# New DC



## WarnerConstInc. (Nov 25, 2008)

So I have ended up with a collection of collectors. 15hp dustek, 10hp dustek, 10hp Aget, 5hp Dustek, 5hp holz, several other 3 and 5hp units. Currently running my 6 head weinig Hydromat with the 15hp dustek, but about ready to get my 7 head wadkin on line as well so I need more. 

Picked up this 25hp cyclone with starter for 250 bucks. 

Need to make a hopper for the bottom and figure out filters and return air.









Sent from my SM-G950U using Tapatalk


----------



## WeebyWoodWorker (Jun 11, 2017)

Hey look at that! We were just talking about where you had gone. People are going to be dang happy that you're back. 

It also seems that you really do find random large machinery for low prices, good for you!


----------



## Toolman50 (Mar 22, 2015)

Yes, we were told you had not posted since 2016 so welcome back. 
The last thing I read from you was when you were pulling some major wire for your new shop.

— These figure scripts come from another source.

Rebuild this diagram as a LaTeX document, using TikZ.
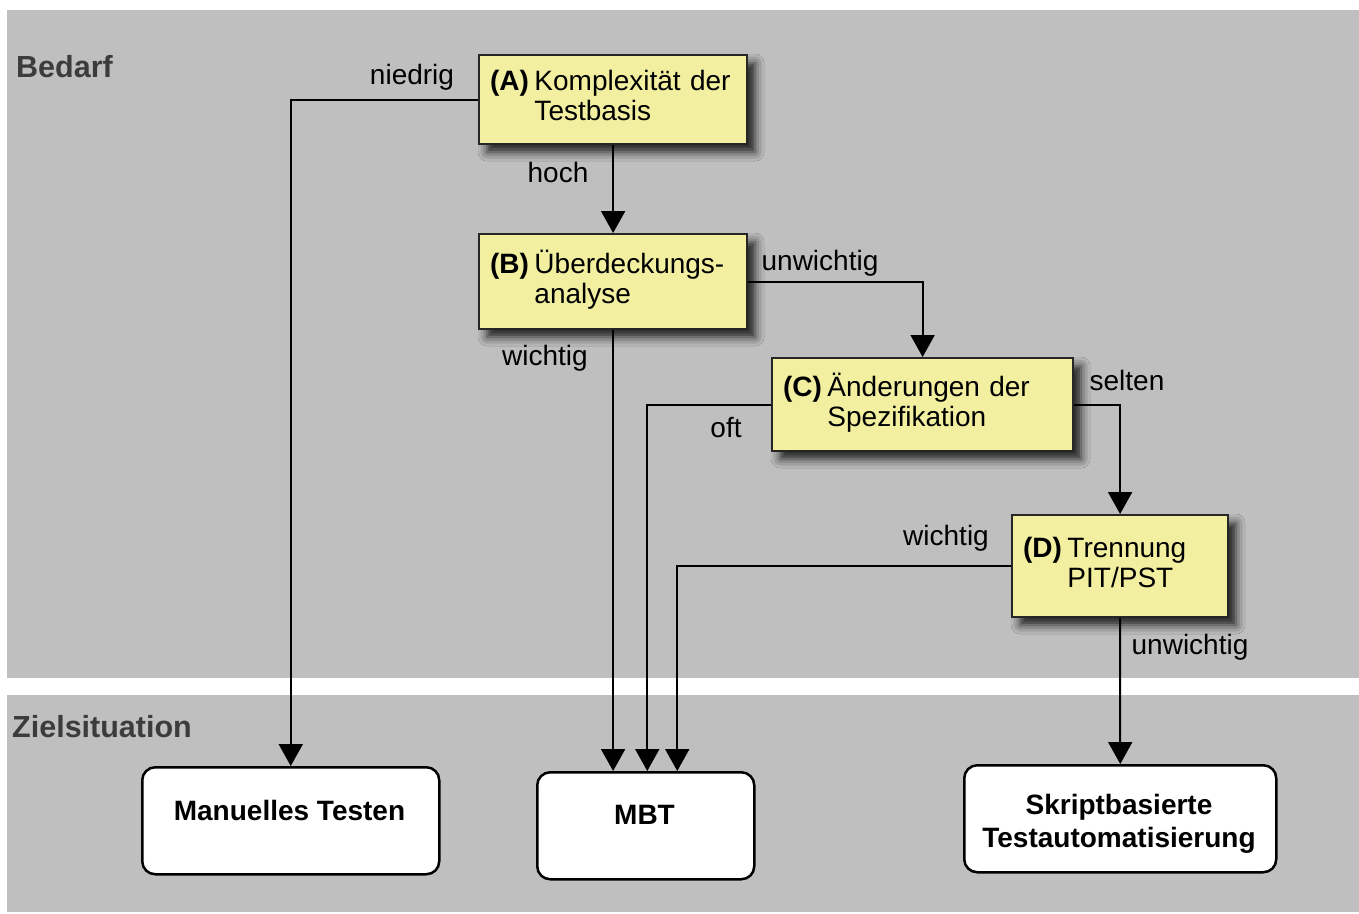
\documentclass[tikz,border=0pt]{standalone}
\usepackage{fontspec}
\setmainfont{Liberation Sans}
\usetikzlibrary{arrows.meta,shadows.blur,calc}
\definecolor{panelgray}{RGB}{191,191,191}
\definecolor{boxyellow}{RGB}{242,240,160}
\definecolor{headgray}{RGB}{60,60,60}
\tikzset{
  panel/.style={fill=panelgray,draw=none},
  decision/.style={draw=black!85,line width=2.2pt,fill=boxyellow,rectangle,
    inner xsep=11pt,inner ysep=0pt,align=left,anchor=north west,
    blur shadow={shadow xshift=8pt,shadow yshift=-8pt,shadow blur radius=9pt,shadow opacity=85},
    font=\fontsize{28}{30}\selectfont},
  outcome/.style={draw=black,line width=2.5pt,fill=white,rectangle,rounded corners=13pt,
    anchor=north west,inner sep=0pt},
  outtext/.style={font=\fontsize{28}{33}\selectfont\bfseries,align=center,inner sep=0pt},
  elabel/.style={font=\fontsize{28}{30}\selectfont,inner sep=0pt},
  heading/.style={font=\fontsize{30.5}{33}\selectfont\bfseries,text=headgray,inner sep=0pt,anchor=base west},
  flow/.style={line width=2pt,draw=black,-{Triangle[width=24pt,length=22pt]}},
}
\newcommand{\dtext}[3]{\begin{tabular}{@{}l@{\hspace{5.5pt}}l@{}}\textbf{#1}&#2\\&#3\end{tabular}}
\begin{document}
\begin{tikzpicture}[x=1pt,y=-1pt]
\useasboundingbox (0,0) rectangle (1359,913);
% background bands
\fill[white] (0,0) rectangle (1359,913);
\path[panel] (7,10) rectangle (1359,678);
\path[panel] (7,695) rectangle (1359,912);
\node[heading] (bedarf) at (16,77) {Bedarf};
\node[heading] (ziel) at (12,737) {Zielsituation};

% decision boxes
\node[decision,minimum width=268pt,minimum height=89pt,text width=246pt] (a) at (478,54)
  {\dtext{(A)}{Komplexität der}{Testbasis}};
\node[decision,minimum width=268pt,minimum height=95pt,text width=246pt] (b) at (478,233)
  {\dtext{(B)}{Überdeckungs-}{analyse}};
\node[decision,minimum width=301pt,minimum height=93pt,text width=279pt] (c) at (771,357)
  {\dtext{(C)}{Änderungen der}{Spezifikation}};
\node[decision,minimum width=216pt,minimum height=102pt,text width=194pt] (d) at (1011,514)
  {\dtext{(D)}{Trennung}{PIT/PST}};

% target situations
\node[outcome,minimum width=297pt,minimum height=107pt] (mt) at (141,766) {};
\node[outtext] (mtt) at (289.5,810) {Manuelles Testen};
\node[outcome,minimum width=217pt,minimum height=107pt] (mbt) at (536,771) {};
\node[outtext] (mbtt) at (644.5,815) {MBT};
\node[outcome,minimum width=312pt,minimum height=107pt] (sk) at (963,764) {};
\node[outtext] (skt) at (1119,824) {Skriptbasierte\\Testautomatisierung};

\coordinate (m2) at ([xshift=1.5pt]mbt.north);
\coordinate (m3) at ([xshift=31.5pt]mbt.north);

% connectors
\draw[flow] (a.west) -| (mt.north);
\draw[flow] (a.south) -- (b.north);
\draw[flow] (b.east) -| (c.north);
\draw[flow] (b.south) -- (b.south |- mbt.north);
\draw[flow] (c.west) -| (m2);
\draw[flow] (c.east) -| (d.north);
\draw[flow] (d.west) -| (m3);
\draw[flow] (d.south) -- (sk.north);

% connector labels
\node[elabel] (l1) at (412,77) {niedrig};
\node[elabel] (l2) at (558,172) {hoch};
\node[elabel] (l3) at (820,263) {unwichtig};
\node[elabel] (l4) at (545,358) {wichtig};
\node[elabel] (l5) at (726,427) {oft};
\node[elabel] (l6) at (1127,380) {selten};
\node[elabel] (l7) at (946,538) {wichtig};
\node[elabel] (l8) at (1190,647) {unwichtig};
\end{tikzpicture}
\end{document}
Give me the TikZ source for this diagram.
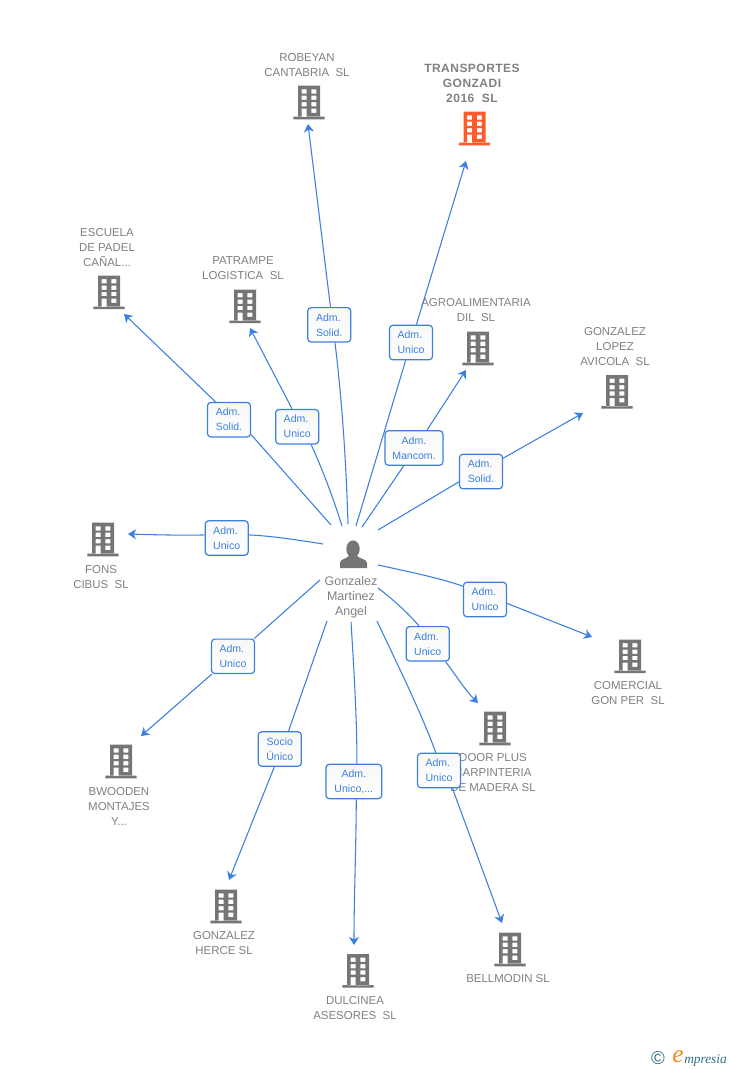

How did that go? We need an update.


----------



## WarnerConstInc. (Nov 25, 2008)

Toolman50 said:


> Yes, we were told you had not posted since 2016 so welcome back.
> The last thing I read from you was when you were pulling some major wire for your new shop. How did that go? We need an update.


I did a short update in your thread. 
I will try to get around to an update on my shop, but I am stupid busy with everything in my life. 

Sent from my SM-G950U using Tapatalk


----------